Select the lines below containing the word "this".
---
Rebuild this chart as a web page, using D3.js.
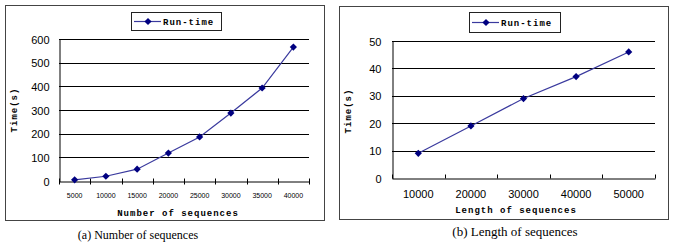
<!DOCTYPE html>
<html>
<head>
<meta charset="utf-8">
<script src="https://cdn.jsdelivr.net/npm/d3@7"></script>
<style>
    body { margin: 0; background: #fff; }
    svg { display: block; }
</style>
</head>
<body>
<svg id="drawing"></svg>
<script>
// panel (a)
const seqCounts = ['5000', '10000', '15000', '20000', '25000', '30000', '35000', '40000'];
const runtimeByCount = [5, 20, 50, 118, 186, 287, 393, 566];
const countTicks = [0, 100, 200, 300, 400, 500, 600];

// panel (b)
const seqLengths = ['10000', '20000', '30000', '40000', '50000'];
const runtimeByLength = [9, 19, 29, 37, 46];
const lengthTicks = [0, 10, 20, 30, 40, 50];

const seriesName = 'Run-time';

class LinePanel {

    constructor( config, categories, values, ticks ) {
        this.config = config;
        this.categories = categories;
        this.values = values;
        this.ticks = ticks;
        this.init();
    }

    init() {
        let self = this;
        const c = self.config;

        self.g = d3.select('#drawing').append('g');

        // outer frame
        self.g.append('rect')
            .attr('x', c.frame.x).attr('y', c.frame.y)
            .attr('width', c.frame.w).attr('height', c.frame.h)
            .attr('fill', 'none')
            .attr('stroke', '#444');

        self.xscale = d3.scaleBand()
            .domain( self.categories )
            .range( [c.plot.left, c.plot.right] )
            .padding(0);

        self.yscale = d3.scaleLinear()
            .domain( [0, d3.max(self.ticks)] )
            .range( [c.plot.bottom, c.plot.top] );
    }

    render() {
        let self = this;
        const c = self.config;

        // gridlines
        self.g.append('g')
            .selectAll('line')
            .data( self.ticks.filter(d => d > 0) )
            .join('line')
            .attr('x1', c.plot.left).attr('x2', c.plot.right)
            .attr('y1', d => Math.round(self.yscale(d)) + 0.5)
            .attr('y2', d => Math.round(self.yscale(d)) + 0.5)
            .attr('stroke', '#000');

        // y axis
        const yaxis = d3.axisLeft( self.yscale )
            .tickValues( self.ticks )
            .tickSize(0)
            .tickPadding(c.ytickPad);
        const yg = self.g.append('g')
            .attr('transform', `translate(${c.plot.left + 0.5}, 0.5)`)
            .call( yaxis );
        yg.select('.domain').attr('stroke', '#000');
        yg.selectAll('text')
            .style('font-family', 'Liberation Sans, Arial, sans-serif')
            .style('font-size', '11px')
            .attr('fill', '#000');

        // x axis: labels at band centres, tick marks at band edges
        const xaxis = d3.axisBottom( self.xscale )
            .tickSize(0)
            .tickPadding(c.xtickPad);
        const xg = self.g.append('g')
            .attr('transform', `translate(0, ${Math.round(c.plot.bottom) + 0.5})`)
            .call( xaxis );
        xg.select('.domain').attr('stroke', '#000');
        xg.selectAll('text')
            .style('font-family', 'Liberation Sans, Arial, sans-serif')
            .style('font-size', c.xfont)
            .attr('fill', '#000');

        const edges = self.categories.map(d => self.xscale(d)).concat([c.plot.right]);
        xg.selectAll('.edge')
            .data(edges)
            .join('line')
            .attr('class', 'edge')
            .attr('x1', d => Math.round(d) + 0.5).attr('x2', d => Math.round(d) + 0.5)
            .attr('y1', c.tickUp).attr('y2', c.tickDown)
            .attr('stroke', '#000');

        // series
        const line = d3.line()
            .x((d, i) => self.xscale(self.categories[i]) + self.xscale.bandwidth() / 2)
            .y(d => self.yscale(d));

        self.g.append('path')
            .datum( self.values )
            .attr('d', line)
            .attr('fill', 'none')
            .attr('stroke', '#3a3a9e')
            .attr('stroke-width', 1.2);

        const diamond = d3.symbol(d3.symbolSquare, 26);
        self.g.append('g')
            .selectAll('path')
            .data( self.values )
            .join('path')
            .attr('d', diamond)
            .attr('transform', (d, i) =>
                `translate(${self.xscale(self.categories[i]) + self.xscale.bandwidth() / 2}, ${self.yscale(d)}) rotate(45)`)
            .attr('fill', '#000080');

        // legend
        const lg = self.g.append('g');
        lg.append('rect')
            .attr('x', c.legend.x + 0.5).attr('y', c.legend.y + 0.5)
            .attr('width', c.legend.w).attr('height', c.legend.h)
            .attr('fill', '#fff')
            .attr('stroke', '#222');
        const ly = c.legend.y + c.legend.h / 2 + 0.5;
        lg.append('line')
            .attr('x1', c.legend.x + 3).attr('x2', c.legend.x + 30)
            .attr('y1', ly).attr('y2', ly)
            .attr('stroke', '#3a3a9e')
            .attr('stroke-width', 1.2);
        lg.append('path')
            .attr('d', diamond)
            .attr('transform', `translate(${c.legend.x + 17}, ${ly}) rotate(45)`)
            .attr('fill', '#000080');
        lg.append('text')
            .attr('class', 'mono')
            .attr('x', c.legend.x + 32)
            .attr('y', ly)
            .attr('dy', '0.35em')
            .text( seriesName );

        // axis titles
        self.g.append('text')
            .attr('class', 'mono')
            .attr('text-anchor', 'middle')
            .attr('x', c.xtitle.x).attr('y', c.xtitle.y)
            .attr('dy', '0.35em')
            .text( c.xlabel );

        self.g.append('text')
            .attr('class', 'mono')
            .attr('text-anchor', 'middle')
            .attr('transform', `translate(${c.ytitle.x}, ${c.ytitle.y}) rotate(-90)`)
            .attr('dy', '0.35em')
            .text( 'Time(s)' );

        self.g.selectAll('.mono')
            .style('font-family', 'Liberation Mono, DejaVu Sans Mono, monospace')
            .style('font-size', '9px')
            .style('font-weight', 'bold')
            .style('letter-spacing', '1px')
            .attr('fill', '#000');

        // caption below frame
        self.g.append('text')
            .attr('text-anchor', 'middle')
            .attr('x', c.caption.x).attr('y', c.caption.y)
            .attr('dy', '0.35em')
            .style('font-family', 'Liberation Serif, Times New Roman, serif')
            .style('font-size', c.caption.size)
            .attr('fill', '#000')
            .text( c.caption.text );
    }
}

d3.select('#drawing').attr('width', 685).attr('height', 246);

new LinePanel({
    frame: {x: 5.5, y: 5.5, w: 319, h: 215},
    plot: {left: 59, top: 39, right: 309, bottom: 181},
    legend: {x: 131, y: 12, w: 90, h: 18},
    ytickPad: 10, xtickPad: 12, xfont: '7px',
    tickUp: -3, tickDown: 3,
    xlabel: 'Number of sequences',
    xtitle: {x: 178, y: 213},
    ytitle: {x: 14, y: 110},
    caption: {x: 138, y: 235, size: '12px', text: '(a) Number of sequences'}
}, seqCounts, runtimeByCount, countTicks).render();

new LinePanel({
    frame: {x: 339.5, y: 6.5, w: 329, h: 213},
    plot: {left: 392, top: 41, right: 655, bottom: 178},
    legend: {x: 469, y: 12, w: 91, h: 20},
    ytickPad: 11, xtickPad: 12, xfont: '11px',
    tickUp: -4, tickDown: 0,
    xlabel: 'Length of sequences',
    xtitle: {x: 516, y: 210},
    ytitle: {x: 348, y: 111},
    caption: {x: 515, y: 231, size: '13px', text: '(b) Length of sequences'}
}, seqLengths, runtimeByLength, lengthTicks).render();
</script>
</body>
</html>
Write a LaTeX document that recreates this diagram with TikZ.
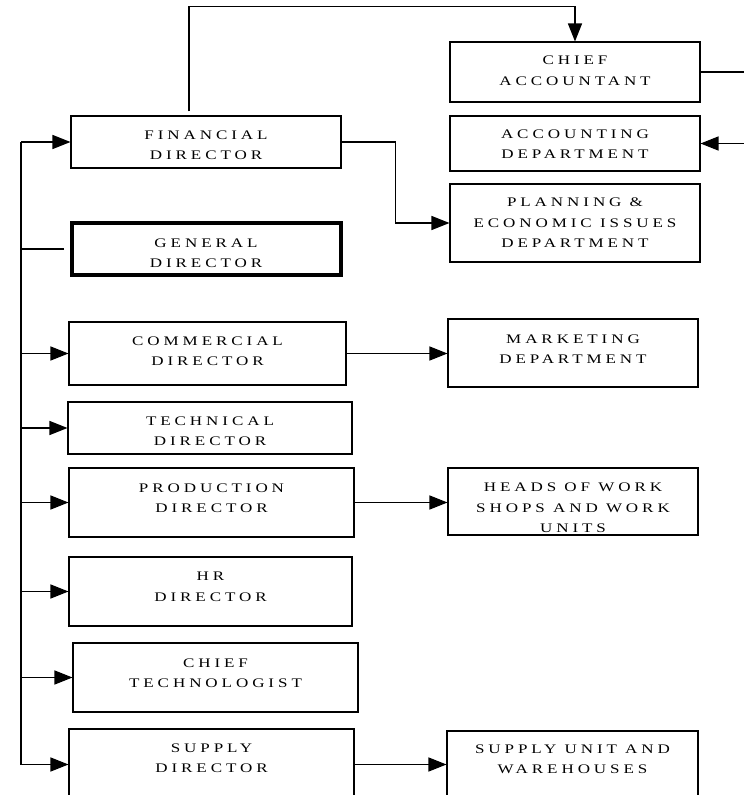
\documentclass[tikz,border=0pt]{standalone}
\usepackage{fontspec}
\setmainfont{Liberation Serif}
\newfontfamily\boxfont{Liberation Serif}[FakeStretch=1.3, LetterSpace=30]
\usetikzlibrary{arrows.meta}
\begin{document}
\begin{tikzpicture}[x=1pt,y=-1pt,
  box/.style={draw, line width=1.1pt, inner sep=0pt},
  thickbox/.style={draw, line width=4pt, inner sep=0pt},
  txt/.style={font=\boxfont\fontsize{13.1}{20.5}\selectfont, align=center, inner sep=0pt},
  conn/.style={line width=1.4pt},
  arr/.style={conn, -{Triangle[length=18pt,width=14pt]}}
]
\useasboundingbox (0,0) rectangle (744,795);
\clip (0,0) rectangle (744,795);

% boxes
\node[box, minimum width=270pt, minimum height=52pt] (FD) at (206,142) {};
\node[txt] (FDt) at (206,145) {FINANCIAL\\DIRECTOR};
\node[thickbox, minimum width=268.7pt, minimum height=52pt] (GD) at (206.4,249) {};
\node[txt] (GDt) at (206,253) {GENERAL\\DIRECTOR};
\node[box, minimum width=250pt, minimum height=60pt] (CA) at (575,72) {};
\node[txt] (CAt) at (575,70.5) {CHIEF\\ACCOUNTANT};
\node[box, minimum width=250pt, minimum height=55pt] (AD) at (575,143.5) {};
\node[txt] (ADt) at (575,144) {ACCOUNTING\\DEPARTMENT};
\node[box, minimum width=250pt, minimum height=78pt] (PD) at (575,223) {};
\node[txt] (PDt) at (575,223) {PLANNING \&\\ECONOMIC ISSUES\\DEPARTMENT};
\node[box, minimum width=277pt, minimum height=63pt] (CD) at (207.5,353.5) {};
\node[txt] (CDt) at (207.5,351) {COMMERCIAL\\DIRECTOR};
\node[box, minimum width=284pt, minimum height=52pt] (TD) at (210,428) {};
\node[txt] (TDt) at (210,431) {TECHNICAL\\DIRECTOR};
\node[box, minimum width=285pt, minimum height=69pt] (PrD) at (211.5,502.5) {};
\node[txt] (PrDt) at (211.5,498) {PRODUCTION\\DIRECTOR};
\node[box, minimum width=250pt, minimum height=68pt] (MD) at (573,353) {};
\node[txt] (MDt) at (573,349) {MARKETING\\DEPARTMENT};
\node[box, minimum width=250pt, minimum height=67pt] (HW) at (573,501.5) {};
\node[txt] (HWt) at (573,508) {HEADS OF WORK\\SHOPS AND WORK\\UNITS};
\node[box, minimum width=283pt, minimum height=69pt] (HR) at (210.5,591.5) {};
\node[txt] (HRt) at (210.5,587) {HR\\DIRECTOR};
\node[box, minimum width=285pt, minimum height=69pt] (CT) at (215.5,677.5) {};
\node[txt] (CTt) at (215.5,673) {CHIEF\\TECHNOLOGIST};
\node[box, minimum width=285pt, minimum height=71pt] (SD) at (211.5,764.5) {};
\node[txt] (SDt) at (211.5,758) {SUPPLY\\DIRECTOR};
\node[box, minimum width=251pt, minimum height=69pt] (SU) at (572.5,765.5) {};
\node[txt] (SUt) at (572.5,759.5) {SUPPLY UNIT AND\\WAREHOUSES};

% bus on the left
\coordinate (bus) at (21,0);
\draw[conn] ([xshift=-6pt]GD.west) -- (GD.west -| bus);
\draw[conn] (FD.west -| bus) -- (SD.west -| bus);
\foreach \n in {FD,CD,TD,PrD,HR,CT,SD}
  \draw[arr] (\n.west -| bus) -- (\n.west);

% top connectors
\draw[arr] ([xshift=-17pt,yshift=4pt]FD.north) -- ++(0,-105) -| (CA.north);
\draw[conn] (CA.east) -- ++(60,0) |- (AD.east);
\draw[arr] ([xshift=60pt]AD.east) -- (AD.east);
\draw[arr] (FD.east) -- ++(54,0) |- (PD.west);

% right-hand arrows
\draw[arr] (CD.east) -- (MD.west |- CD.east);
\draw[arr] (PrD.east) -- (HW.west |- PrD.east);
\draw[arr] (SD.east) -- (SU.west |- SD.east);
\end{tikzpicture}
\end{document}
---
■ **Full output**
Rebuild this chart as a web page, using D3.js.
        this.config = config;
        this.categories = categories;
        this.values = values;
        this.ticks = ticks;
        this.init();
        let self = this;
        let self = this;
Write a LaTeX document that recreates this diagram with TikZ.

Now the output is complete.